MRL’s paper is confusing, it’s better to read the source code.

There is a new output we want to make a “range proof”.

$C=aG+10H$

$10$ is the amount, $a$ is the secret key. G and H are different base point.

We split it in four, we get:

$C_0=a_0G+0 \times 1H$

$C_1=a_1G+1 \times 2H$

$C_2=a_2G+0 \times 4H$

$C_3=a_3G+1 \times 8H$

because $2+8=10$. $a_i$ is random.

For the first line, we get $(C_0,C_0 - 1 \times 1H)$ these two points.

We know:

- The first point’s secret key is $a_0$.
- We can’t compute the second point’s secret key.
- The difference between the tow points is $1H$.

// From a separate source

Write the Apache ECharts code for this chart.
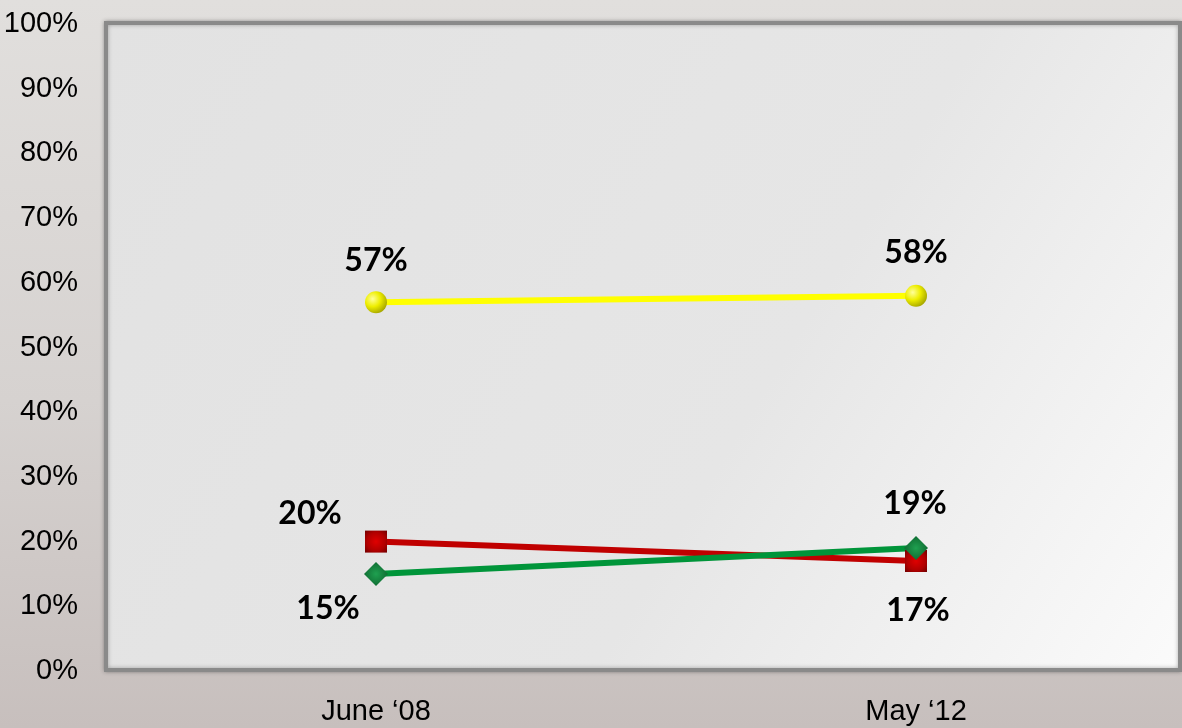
<!DOCTYPE html>
<html>
<head>
<meta charset="utf-8">
<script src="https://cdn.jsdelivr.net/npm/echarts@6/dist/echarts.min.js"></script>
<style>
html, body { margin: 0; padding: 0; }
body { background: linear-gradient(180deg, #e1dfdd 0%, #d6d2d0 55%, #c7bfbd 100%); }
#main { width: 1182px; height: 728px; }
</style>
</head>
<body>
<div id="main"></div>
<script>
var categories = ['June \u201808', 'May \u201812'];
var yellowValues = [57, 58];
var redValues = [20, 17];
var greenValues = [15, 19];
var yTicks = [0, 10, 20, 30, 40, 50, 60, 70, 80, 90, 100];

// label offsets relative to each point
var yellowOffsets = [[0, -42], [0, -43]];
var redOffsets = [[-66, -28], [2, 50]];
var greenOffsets = [[-48, 35], [-1, -44]];

function withLabels(values, offsets) {
    var out = [];
    for (var i = 0; i < values.length; i++) {
        out.push({
            value: values[i],
            label: { offset: offsets[i] }
        });
    }
    return out;
}

var labelStyle = {
    show: true,
    position: 'inside',
    formatter: '{c}%',
    fontFamily: 'Lato',
    fontWeight: 'bold',
    fontSize: 32,
    color: '#000'
};

var myChart = echarts.init(document.getElementById('main'));
var option = {
    animation: false,
    grid: [
        {
            // the framed plot box
            left: 106,
            right: 2,
            top: 23,
            bottom: 58,
            show: true,
            backgroundColor: {
                type: 'linear', x: 0, y: 0, x2: 1, y2: 1,
                colorStops: [
                    { offset: 0, color: '#e2e2e2' },
                    { offset: 0.6, color: '#e6e6e6' },
                    { offset: 1, color: '#fbfbfb' }
                ]
            },
            borderColor: '#8a8a8a',
            borderWidth: 4,
            shadowColor: 'rgba(0,0,0,0.3)',
            shadowBlur: 4
        },
        {
            left: 106,
            right: -4,
            top: 24,
            bottom: 57,
            outerBoundsMode: 'none',
            containLabel: false
        }
    ],
    xAxis: {
        type: 'category',
        gridIndex: 1,
        data: categories,
        boundaryGap: true,
        axisLine: { show: false },
        axisTick: { show: false },
        axisLabel: {
            margin: 26,
            fontFamily: 'Liberation Sans',
            fontSize: 29,
            color: '#000'
        }
    },
    yAxis: {
        type: 'value',
        gridIndex: 1,
        min: yTicks[0],
        max: yTicks[yTicks.length - 1],
        interval: 10,
        axisLine: { show: false },
        axisTick: { show: false },
        splitLine: { show: false },
        axisLabel: {
            margin: 28,
            formatter: '{value}%',
            fontFamily: 'Liberation Sans',
            fontSize: 29,
            color: '#000'
        }
    },
    series: [
        {
            name: 'yellow',
            type: 'line',
            data: withLabels(yellowValues, yellowOffsets),
            symbol: 'circle',
            symbolSize: 22,
            lineStyle: { color: '#ffff00', width: 6 },
            itemStyle: {
                color: {
                    type: 'radial', x: 0.35, y: 0.35, r: 0.7,
                    colorStops: [
                        { offset: 0, color: '#ffff9a' },
                        { offset: 0.5, color: '#eeee00' },
                        { offset: 1, color: '#a6a600' }
                    ]
                }
            },
            label: labelStyle
        },
        {
            name: 'red',
            type: 'line',
            data: withLabels(redValues, redOffsets),
            symbol: 'rect',
            symbolSize: 22,
            lineStyle: { color: '#c00000', width: 6 },
            itemStyle: {
                color: {
                    type: 'radial', x: 0.5, y: 0.5, r: 0.7,
                    colorStops: [
                        { offset: 0, color: '#e00000' },
                        { offset: 0.6, color: '#b00000' },
                        { offset: 1, color: '#700000' }
                    ]
                }
            },
            label: labelStyle
        },
        {
            name: 'green',
            type: 'line',
            data: withLabels(greenValues, greenOffsets),
            symbol: 'diamond',
            symbolSize: 24,
            lineStyle: { color: '#00953a', width: 6 },
            itemStyle: {
                color: {
                    type: 'radial', x: 0.5, y: 0.5, r: 0.7,
                    colorStops: [
                        { offset: 0, color: '#1fa050' },
                        { offset: 1, color: '#0a5a28' }
                    ]
                }
            },
            label: labelStyle
        }
    ]
};
myChart.setOption(option);
</script>
</body>
</html>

We sign a ring signature on these two points, a ring contains only two points.

$L_0= \alpha G$

$\alpha$ is random.

$q_1=H(L_0)$

$H()$ is a hash function to covert a point to scalar.

$L_1=s_1G+q_1P_1$

$s_1$ is random, $P_1$ is the second point.

$q_0=H(L_1)$

$s_0= \alpha -q_0a_0$ since $L_0= \alpha G=s_0G+q_0P_0=( \alpha G -q_0a_0)G+q_0P_0$

It’s easy to verify this signature because:

$L_0+L_1=(s_0+s_1)G+(q_0+q_1)H$

The second line is similar but we should change the order of $(P_0,P_1)$ because we only know the second point’s secret key.

At last we make four range proof.

In practice, the code is a little different for space-saving.